Ronah of Hoima presents a product of team work
The following four days were what some describe as “marathon”, having a long ground to cover in the shortest time possible. There was only one day per station. My colleague Hadijah and I had to rely on our experience to deliver knowledge that would bring positive change in NW&SC Bunyoro region. The trainees were fantastic. From Bweyale, to Kigumba, to Masindi, to Hoima, they were enthusiastic and full of energy.

Senior Human Resource Manager Atanazio Tugume addresses staff during training in Masindi
Customer Care class in Kigumba

Team Building in Bweyale
The active participation of all the area managers underlined the importance of the course. As we packed our boxes to return to the hotel after the final training in Hoima we could hear people tell each other “identify your stressors” or “you are one of my stressors. I have to deal with you.” So they were starting to put what they had leaned into practice.
My trips hardly end without extra adventure and this time I wanted an outing in a ghetto. At about 10:00pm I asked a boda-boda rider where fun could be. “There is karaoke in Thunder Plus Club,” he told me. This was in Kiryatete, on the outskirts of Hoima town, where the poor mix with the poor and together they are happy in their poor world. 

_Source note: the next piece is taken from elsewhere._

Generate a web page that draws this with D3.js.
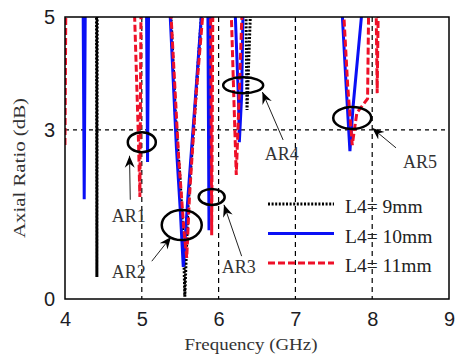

Outside the club were several revelers making noise. So close to the nose was the smell of marijuana, cheap alcohol and cigarettes. I had been through Kiryatete nine months earlier to buy a goat for barbeque with colleagues back at Coronation Hotel. That time my guide and I sat in a little bar as the goat was being skinned. The girl who served me a drink was just about 16 or 17 years old. I decided to investigate her lifestyle by teasing that I wanted to take her to my apartment in the middle of Hoima town.

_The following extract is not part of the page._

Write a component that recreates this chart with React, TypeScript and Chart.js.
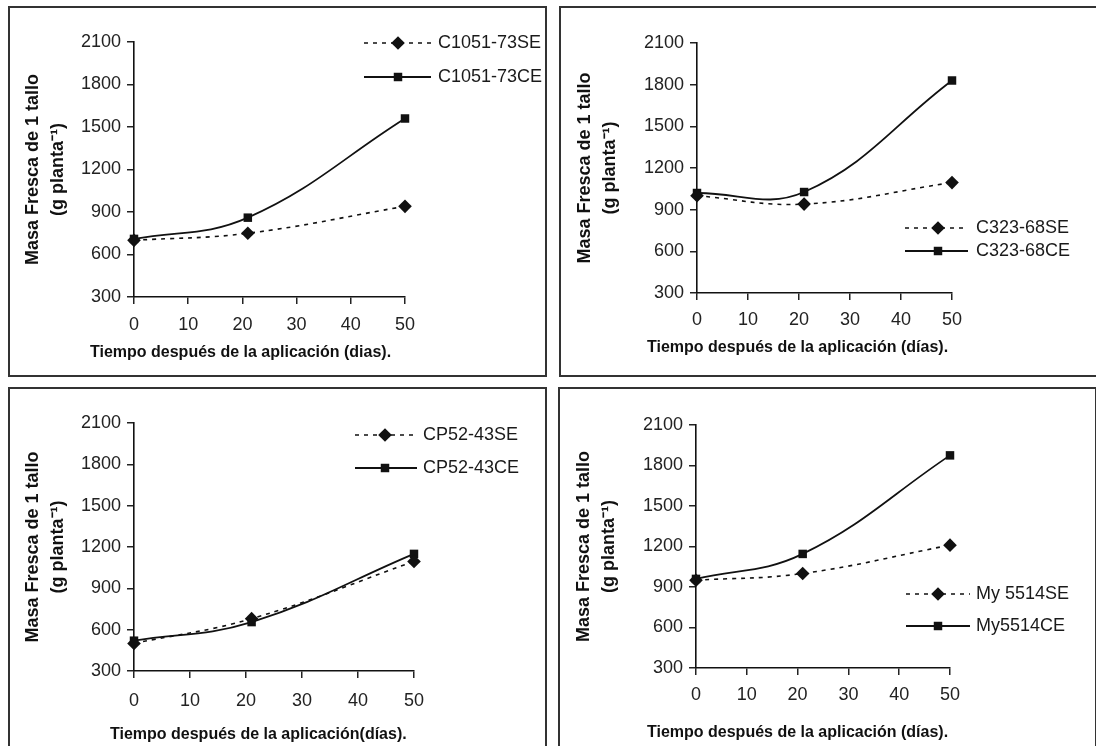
import React, { useEffect, useRef } from "react";
import { Chart, registerables } from "chart.js";

Chart.register(...registerables);

// ---- data ----
const days = [0, 21, 50];
const xTickValues = [0, 10, 20, 30, 40, 50];
const yTickValues = [300, 600, 900, 1200, 1500, 1800, 2100];

const c1051SE = [700, 750, 940];
const c1051CE = [710, 860, 1560];
const c323SE = [1000, 940, 1095];
const c323CE = [1020, 1027, 1830];
const cp52SE = [500, 680, 1095];
const cp52CE = [520, 655, 1150];
const my5514SE = [950, 1000, 1210];
const my5514CE = [960, 1145, 1875];

const seLabels = ["C1051-73SE", "C323-68SE", "CP52-43SE", "My 5514SE"];
const ceLabels = ["C1051-73CE", "C323-68CE", "CP52-43CE", "My5514CE"];
const seValues = [c1051SE, c323SE, cp52SE, my5514SE];
const ceValues = [c1051CE, c323CE, cp52CE, my5514CE];

const yTitle = ["Masa Fresca de 1 tallo", "(g planta\u207B\u00B9)"];
const xTitles = [
  "Tiempo después de la aplicación (dias).",
  "Tiempo después de la aplicación (días).",
  "Tiempo después de la aplicación(días).",
  "Tiempo después de la aplicación (días).",
];

// ---- layout / style ----
const FONT = "'Liberation Sans', Arial, sans-serif";
const CW = 535;
const CH = 367;
const X_H = 40;

const panels = [
  { left: 8, top: 6, area: { l: 124, r: 395, t: 34, b: 289 }, yPad: 10.4, xPad: 10, xt: { x: 80, y: 345 }, lg: { x1: 354, x2: 421, mx: 388, tx: 428, rows: [35, 69] } },
  { left: 559, top: 6, area: { l: 136, r: 391, t: 35, b: 285 }, yPad: 11.4, xPad: 9, xt: { x: 86, y: 340 }, lg: { x1: 344, x2: 407, mx: 377, tx: 415, rows: [220, 243] } },
  { left: 8, top: 387, area: { l: 124, r: 404, t: 34, b: 282 }, yPad: 10.4, xPad: 12, xt: { x: 100, y: 346 }, lg: { x1: 345, x2: 407, mx: 375, tx: 413, rows: [46, 79] } },
  { left: 558, top: 387, area: { l: 136, r: 390, t: 36, b: 279 }, yPad: 11.4, xPad: 9, xt: { x: 87, y: 344 }, lg: { x1: 346, x2: 410, mx: 378, tx: 416, rows: [205, 237] } },
];

function drawMarker(ctx: CanvasRenderingContext2D, style: string, r: number, x: number, y: number, color: string) {
  ctx.save();
  ctx.fillStyle = color;
  ctx.beginPath();
  if (style === "rectRot") {
    ctx.moveTo(x, y - r);
    ctx.lineTo(x + r, y);
    ctx.lineTo(x, y + r);
    ctx.lineTo(x - r, y);
    ctx.closePath();
  } else {
    const s = r * Math.SQRT1_2;
    ctx.rect(x - s, y - s, 2 * s, 2 * s);
  }
  ctx.fill();
  ctx.restore();
}

const annotPlugin = {
  id: "annot",
  afterDraw(chart: any, _args: any, opts: any) {
    const ctx: CanvasRenderingContext2D = chart.ctx;
    const lg = opts.lg;
    chart.data.datasets.forEach((ds: any, i: number) => {
      const y = lg.rows[i];
      ctx.save();
      ctx.strokeStyle = ds.borderColor;
      ctx.lineWidth = ds.borderWidth;
      ctx.setLineDash(ds.borderDash || []);
      ctx.beginPath();
      ctx.moveTo(lg.x1, y);
      ctx.lineTo(lg.x2, y);
      ctx.stroke();
      ctx.setLineDash([]);
      ctx.restore();
      drawMarker(ctx, ds.pointStyle, ds.pointRadius, lg.mx, y, ds.pointBackgroundColor);
      ctx.save();
      ctx.fillStyle = "#1a1a1a";
      ctx.font = `18px ${FONT}`;
      ctx.textAlign = "left";
      ctx.textBaseline = "middle";
      ctx.fillText(ds.label, lg.tx, y);
      ctx.restore();
    });
    ctx.save();
    ctx.fillStyle = "#111";
    ctx.font = `bold 16px ${FONT}`;
    ctx.textAlign = "left";
    ctx.textBaseline = "middle";
    ctx.fillText(opts.xTitle, opts.xt.x, opts.xt.y);
    ctx.restore();
  },
};

function Panel({ idx }: { idx: number }) {
  const ref = useRef<HTMLCanvasElement>(null);
  const p = panels[idx];
  useEffect(() => {
    if (!ref.current) return;
    const a = p.area;
    const chart = new Chart(ref.current, {
      type: "line",
      data: {
        datasets: [
          {
            label: seLabels[idx],
            data: days.map((d, i) => ({ x: d, y: seValues[idx][i] })),
            borderColor: "#111",
            borderWidth: 1.6,
            borderDash: [4, 5],
            pointStyle: "rectRot",
            pointRadius: 6.8,
            pointHoverRadius: 6.8,
            pointBackgroundColor: "#111",
            pointBorderColor: "#111",
            pointBorderWidth: 0,
            tension: 0.4,
            fill: false,
            clip: false,
          } as any,
          {
            label: ceLabels[idx],
            data: days.map((d, i) => ({ x: d, y: ceValues[idx][i] })),
            borderColor: "#111",
            borderWidth: 1.8,
            pointStyle: "rect",
            pointRadius: 6,
            pointHoverRadius: 6,
            pointBackgroundColor: "#111",
            pointBorderColor: "#111",
            pointBorderWidth: 0,
            tension: 0.4,
            fill: false,
            clip: false,
          } as any,
        ],
      },
      options: {
        animation: false,
        responsive: false,
        events: [],
        layout: { padding: { left: 0, top: a.t, right: CW - a.r, bottom: CH - a.b - X_H } },
        plugins: {
          legend: { display: false },
          tooltip: { enabled: false },
          annot: { lg: p.lg, xt: p.xt, xTitle: xTitles[idx] },
        } as any,
        scales: {
          x: {
            type: "linear",
            min: xTickValues[0],
            max: xTickValues[xTickValues.length - 1],
            afterFit: (s: any) => { s.height = X_H; },
            afterBuildTicks: (s: any) => { s.ticks = xTickValues.map((v) => ({ value: v })); },
            ticks: { autoSkip: false, maxRotation: 0, padding: p.xPad, color: "#222", font: { family: FONT, size: 18 }, callback: (v: any) => String(v) },
            grid: { drawOnChartArea: false, drawTicks: true, tickLength: 7, color: "#222", lineWidth: 1.5 },
            border: { display: true, color: "#111", width: 1.6 },
          },
          y: {
            type: "linear",
            min: yTickValues[0],
            max: yTickValues[yTickValues.length - 1],
            afterFit: (s: any) => { s.width = a.l; },
            afterBuildTicks: (s: any) => { s.ticks = yTickValues.map((v) => ({ value: v })); },
            ticks: { autoSkip: false, padding: 6, color: "#222", font: { family: FONT, size: 18 }, callback: (v: any) => String(v) },
            grid: { drawOnChartArea: false, drawTicks: true, tickLength: 7, color: "#222", lineWidth: 1.5 },
            border: { display: true, color: "#111", width: 1.6 },
            title: {
              display: true,
              text: yTitle,
              color: "#111",
              font: { family: FONT, size: 18, weight: "bold", lineHeight: 1.4 },
              padding: { top: p.yPad, bottom: 0 },
            },
          },
        },
      } as any,
      plugins: [annotPlugin as any],
    });
    return () => chart.destroy();
  }, [idx]);
  return (
    <div
      style={{
        position: "absolute",
        left: p.left,
        top: p.top,
        width: CW + 4,
        height: CH + 4,
        border: "2px solid #333",
        boxSizing: "border-box",
        background: "#fff",
        overflow: "hidden",
      }}
    >
      <canvas ref={ref} width={CW} height={CH} style={{ display: "block", width: CW, height: CH }} />
    </div>
  );
}

export default function App() {
  return (
    <div style={{ position: "fixed", left: 0, top: 0, width: 1096, height: 746, overflow: "hidden", background: "#fff" }}>
      {panels.map((_, i) => (
        <Panel key={i} idx={i} />
      ))}
    </div>
  );
}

She said all I had to do was to give some money, about Shs 3000 (1 USD) to her “sister” to cover for her absence. The “sister” was, apparently, the owner of the bar. I asked if she did not fear pregnancy and she told me that “sister” had put her on a three year contraceptive arrangement four months earlier, before leaving her parents’ home in Mbarara for Hoima. When we were called for our meat I gave her Shs 3000 and promised to return. That was a lie. Thunder Plus was for people such as this girl, I thought.

There were three people at the entrance including a young lady – dark skinned and big in size. I approached her and asked to pay half of the Shs 2000 they wanted as entrance fee. She accepted without hesitation. I don’t know why? Inside the dancing was on amongst the revelers. The body odour was at first repulsive but as time went on I became part of the environment and everything was now normal. At a pillar near the stage I chose to stand, with a bottle of Guinness, as I waited for the night’s performance to start. After some time I was joined by a young couple that looked drunk on a mixture of things.

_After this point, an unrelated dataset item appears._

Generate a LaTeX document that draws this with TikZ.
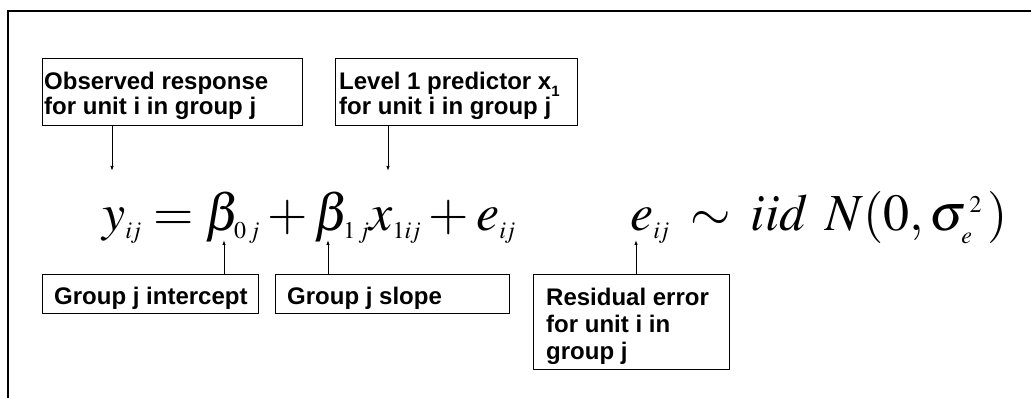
\documentclass[tikz,border=0pt]{standalone}
\usepackage{mathptmx}
\usepackage{fontspec}
\newfontfamily\lblfont{Liberation Sans Bold}
\usetikzlibrary{arrows.meta}
\DeclareMathSizes{52}{52}{24}{17}
\begin{document}
\begin{tikzpicture}[x=1pt,y=-1pt,
  lblbox/.style={draw=black, line width=1pt, anchor=north west, inner sep=0pt},
  lbltxt/.style={anchor=north west, inner sep=0pt, align=left,
     font=\fontsize{24}{25}\selectfont\lblfont},
  arr/.style={line width=0.9pt, -{Latex[length=5pt,width=3.5pt]}},
  eq/.style={anchor=base west, inner sep=0pt, font=\fontsize{52}{56}\selectfont}]
\useasboundingbox (0,0) rectangle (1031,398);
\fill[white] (0,0) rectangle (1031,398);
% frame
\draw[line width=2pt] (8,398) -- (8,11) -- (1031,11);
% equations
\node[eq] (eq1) at (102,231) {$y_{i\mkern-1mu j} = \beta_{0\,j} + \beta_{1\,j} x_{1i\mkern-1mu j} + e_{i\mkern-1mu j}$};
\node[eq] (eq2) at (630,231) {$e_{i\mkern-1mu j}\mkern3mu \sim\mkern3mu iid\;\,N(0,\sigma_e^{\,2}\,)$};
% boxes
\node[lblbox, minimum width=260, minimum height=67] (b1) at (42,58) {};
\node[lbltxt] (t1) at (44,72) {Observed response\\for unit i in group j};
\node[lblbox, minimum width=242, minimum height=67] (b2) at (335,58) {};
\node[lbltxt] (t2) at (339,72) {Level 1 predictor x\raisebox{-0.3em}{\fontsize{15}{15}\selectfont 1}\\for unit i in group j};
\node[lblbox, minimum width=216, minimum height=39] (b3) at (42,274) {};
\node[lbltxt] (t3) at (54,287) {Group j intercept};
\node[lblbox, minimum width=234, minimum height=39] (b4) at (275,274) {};
\node[lbltxt] (t4) at (287,287) {Group j slope};
\node[lblbox, minimum width=196, minimum height=95] (b5) at (533,274) {};
\node[lbltxt, font=\fontsize{24}{27}\selectfont\lblfont] (t5) at (546,288) {Residual error\\for unit i in\\group j};
% arrow ends
\coordinate (p1) at (112,171);
\coordinate (p2) at (388,171);
\coordinate (p3) at (224,240);
\coordinate (p4) at (328,240);
\coordinate (p5) at (636,240);
\draw[arr] (p1 |- b1.south) -- (p1);
\draw[arr] (p2 |- b2.south) -- (p2);
\draw[arr] (p3 |- b3.north) -- (p3);
\draw[arr] (p4 |- b4.north) -- (p4);
\draw[arr] (p5 |- b5.north) -- (p5);
\end{tikzpicture}
\end{document}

The young lady, ugly by the fairest of definitions, felt that it was upon her boyfriend to chase me away from there. “What does he want with us?” she asked while pointing at me. “Why don’t you throw him out?” 

For a couple of minutes it was eye to eye between me and the young man – no blinking. I wondered what he was thinking. I wondered why the ugly thing had chosen to be enemies with me. In all the countries I have visited I am friends with the ghetto but why was this “whore” hostile to me? I wondered.
At last the guy spoke. “You look to be from Kampala. You are a thug from Kampala,” he said before stretching his arm to me for a handshake, which I rejected. In a drunken tone he concluded his speech thus: “I know you have already robbed me. You must have picked my pockets already but it is OK.”
He grabbed his girlfriend by the waist and they danced. At about 1:00am I left the club— but not with the man’s money!